§ **The exercise**: From the listing below, return each line that includes "matplotlib".

Start of Data lines

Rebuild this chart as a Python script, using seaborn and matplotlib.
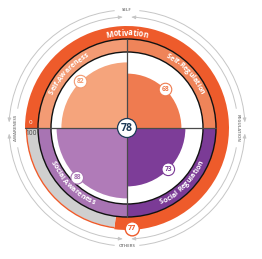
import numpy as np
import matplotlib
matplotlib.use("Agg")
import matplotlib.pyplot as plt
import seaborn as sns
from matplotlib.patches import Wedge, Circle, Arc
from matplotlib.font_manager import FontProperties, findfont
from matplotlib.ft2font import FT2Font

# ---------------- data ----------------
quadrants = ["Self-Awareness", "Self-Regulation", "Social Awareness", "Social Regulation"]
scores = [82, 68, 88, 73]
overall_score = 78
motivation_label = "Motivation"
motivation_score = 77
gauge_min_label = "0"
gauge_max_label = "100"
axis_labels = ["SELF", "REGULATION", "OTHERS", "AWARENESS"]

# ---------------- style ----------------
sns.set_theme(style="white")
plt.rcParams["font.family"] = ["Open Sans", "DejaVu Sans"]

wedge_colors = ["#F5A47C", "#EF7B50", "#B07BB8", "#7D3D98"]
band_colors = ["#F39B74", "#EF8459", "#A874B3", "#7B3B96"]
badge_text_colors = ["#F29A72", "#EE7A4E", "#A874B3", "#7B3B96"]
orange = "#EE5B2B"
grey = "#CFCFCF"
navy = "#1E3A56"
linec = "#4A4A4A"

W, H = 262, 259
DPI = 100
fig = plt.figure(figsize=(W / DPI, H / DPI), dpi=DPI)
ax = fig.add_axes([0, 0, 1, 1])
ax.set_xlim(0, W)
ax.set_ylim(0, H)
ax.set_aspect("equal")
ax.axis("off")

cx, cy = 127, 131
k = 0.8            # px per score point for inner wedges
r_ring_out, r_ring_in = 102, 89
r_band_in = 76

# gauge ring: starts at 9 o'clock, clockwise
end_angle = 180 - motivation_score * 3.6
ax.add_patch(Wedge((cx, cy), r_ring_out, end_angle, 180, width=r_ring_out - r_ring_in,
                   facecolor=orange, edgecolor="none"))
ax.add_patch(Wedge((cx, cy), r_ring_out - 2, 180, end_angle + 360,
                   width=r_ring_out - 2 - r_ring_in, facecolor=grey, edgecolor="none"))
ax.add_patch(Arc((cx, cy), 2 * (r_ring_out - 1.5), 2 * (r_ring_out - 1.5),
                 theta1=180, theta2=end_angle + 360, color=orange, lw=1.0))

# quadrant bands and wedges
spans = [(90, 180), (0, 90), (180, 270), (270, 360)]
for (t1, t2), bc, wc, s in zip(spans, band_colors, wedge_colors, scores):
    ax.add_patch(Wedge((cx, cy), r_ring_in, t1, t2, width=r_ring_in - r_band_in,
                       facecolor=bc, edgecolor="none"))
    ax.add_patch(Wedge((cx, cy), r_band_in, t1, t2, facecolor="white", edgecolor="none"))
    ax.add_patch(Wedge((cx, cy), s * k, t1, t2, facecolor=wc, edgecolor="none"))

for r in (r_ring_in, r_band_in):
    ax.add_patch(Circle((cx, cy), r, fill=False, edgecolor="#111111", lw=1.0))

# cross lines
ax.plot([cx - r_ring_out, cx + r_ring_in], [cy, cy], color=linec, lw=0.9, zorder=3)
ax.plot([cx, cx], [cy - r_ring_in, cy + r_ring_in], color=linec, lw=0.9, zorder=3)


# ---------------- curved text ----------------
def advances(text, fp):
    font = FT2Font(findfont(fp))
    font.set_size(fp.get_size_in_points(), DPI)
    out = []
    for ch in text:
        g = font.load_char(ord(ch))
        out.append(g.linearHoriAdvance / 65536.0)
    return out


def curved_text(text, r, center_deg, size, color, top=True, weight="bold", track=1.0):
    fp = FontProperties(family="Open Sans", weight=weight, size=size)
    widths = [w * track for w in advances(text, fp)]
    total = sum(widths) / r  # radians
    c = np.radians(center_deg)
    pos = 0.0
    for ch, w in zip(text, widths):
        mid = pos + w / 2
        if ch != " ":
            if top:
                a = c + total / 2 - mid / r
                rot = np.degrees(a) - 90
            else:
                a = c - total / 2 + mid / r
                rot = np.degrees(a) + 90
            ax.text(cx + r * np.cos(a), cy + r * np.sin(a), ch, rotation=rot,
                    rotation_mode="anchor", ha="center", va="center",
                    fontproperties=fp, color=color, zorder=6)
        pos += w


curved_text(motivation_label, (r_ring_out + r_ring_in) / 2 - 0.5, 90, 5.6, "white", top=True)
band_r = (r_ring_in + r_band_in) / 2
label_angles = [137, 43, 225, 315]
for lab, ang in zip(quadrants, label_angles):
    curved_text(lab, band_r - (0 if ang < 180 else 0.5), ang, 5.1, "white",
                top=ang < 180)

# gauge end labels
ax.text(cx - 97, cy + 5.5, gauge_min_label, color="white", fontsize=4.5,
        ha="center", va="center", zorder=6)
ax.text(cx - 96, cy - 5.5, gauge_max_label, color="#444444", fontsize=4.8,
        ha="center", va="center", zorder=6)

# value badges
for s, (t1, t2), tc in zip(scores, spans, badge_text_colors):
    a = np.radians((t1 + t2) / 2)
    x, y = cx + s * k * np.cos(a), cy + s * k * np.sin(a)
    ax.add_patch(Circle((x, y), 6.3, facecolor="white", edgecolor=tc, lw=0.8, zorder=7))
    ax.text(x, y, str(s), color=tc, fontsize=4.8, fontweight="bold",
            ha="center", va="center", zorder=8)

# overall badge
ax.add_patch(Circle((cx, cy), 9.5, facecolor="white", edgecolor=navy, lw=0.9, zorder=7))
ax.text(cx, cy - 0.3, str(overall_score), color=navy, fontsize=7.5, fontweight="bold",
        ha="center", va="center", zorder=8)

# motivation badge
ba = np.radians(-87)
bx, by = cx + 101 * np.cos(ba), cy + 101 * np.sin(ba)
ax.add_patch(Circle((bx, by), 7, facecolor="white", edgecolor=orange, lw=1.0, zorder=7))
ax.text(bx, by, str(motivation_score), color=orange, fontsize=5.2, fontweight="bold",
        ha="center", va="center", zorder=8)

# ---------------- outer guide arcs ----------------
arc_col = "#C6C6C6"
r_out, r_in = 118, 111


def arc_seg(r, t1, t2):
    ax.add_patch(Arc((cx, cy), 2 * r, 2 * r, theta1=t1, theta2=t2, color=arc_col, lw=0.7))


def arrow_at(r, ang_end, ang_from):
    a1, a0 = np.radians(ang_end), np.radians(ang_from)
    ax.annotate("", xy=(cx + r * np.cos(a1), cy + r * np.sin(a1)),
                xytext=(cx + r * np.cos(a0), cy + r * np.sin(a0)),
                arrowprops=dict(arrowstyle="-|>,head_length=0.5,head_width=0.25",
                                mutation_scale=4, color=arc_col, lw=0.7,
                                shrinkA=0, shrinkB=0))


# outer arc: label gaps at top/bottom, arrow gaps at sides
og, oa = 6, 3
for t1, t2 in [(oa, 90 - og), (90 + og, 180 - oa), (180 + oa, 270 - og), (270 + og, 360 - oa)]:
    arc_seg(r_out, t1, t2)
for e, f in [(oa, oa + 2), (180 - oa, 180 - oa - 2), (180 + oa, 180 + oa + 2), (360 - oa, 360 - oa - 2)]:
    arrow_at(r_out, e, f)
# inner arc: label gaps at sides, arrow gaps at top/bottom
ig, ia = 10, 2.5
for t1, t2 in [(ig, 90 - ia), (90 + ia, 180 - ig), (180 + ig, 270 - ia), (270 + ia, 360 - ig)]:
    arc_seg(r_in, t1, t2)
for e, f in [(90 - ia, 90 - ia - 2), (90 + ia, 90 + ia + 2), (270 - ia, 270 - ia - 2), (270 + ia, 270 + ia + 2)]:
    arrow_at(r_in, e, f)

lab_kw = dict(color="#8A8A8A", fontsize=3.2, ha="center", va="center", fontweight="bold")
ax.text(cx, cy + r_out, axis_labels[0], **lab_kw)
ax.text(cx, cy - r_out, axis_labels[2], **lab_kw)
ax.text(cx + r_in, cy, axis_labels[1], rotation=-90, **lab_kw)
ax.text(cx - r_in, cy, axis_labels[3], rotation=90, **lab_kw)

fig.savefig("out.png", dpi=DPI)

End of Data lines

§ **Correct answer**:
Rebuild this chart as a Python script, using seaborn and matplotlib.
import matplotlib
matplotlib.use("Agg")
import matplotlib.pyplot as plt
from matplotlib.patches import Wedge, Circle, Arc
from matplotlib.font_manager import FontProperties, findfont
from matplotlib.ft2font import FT2Font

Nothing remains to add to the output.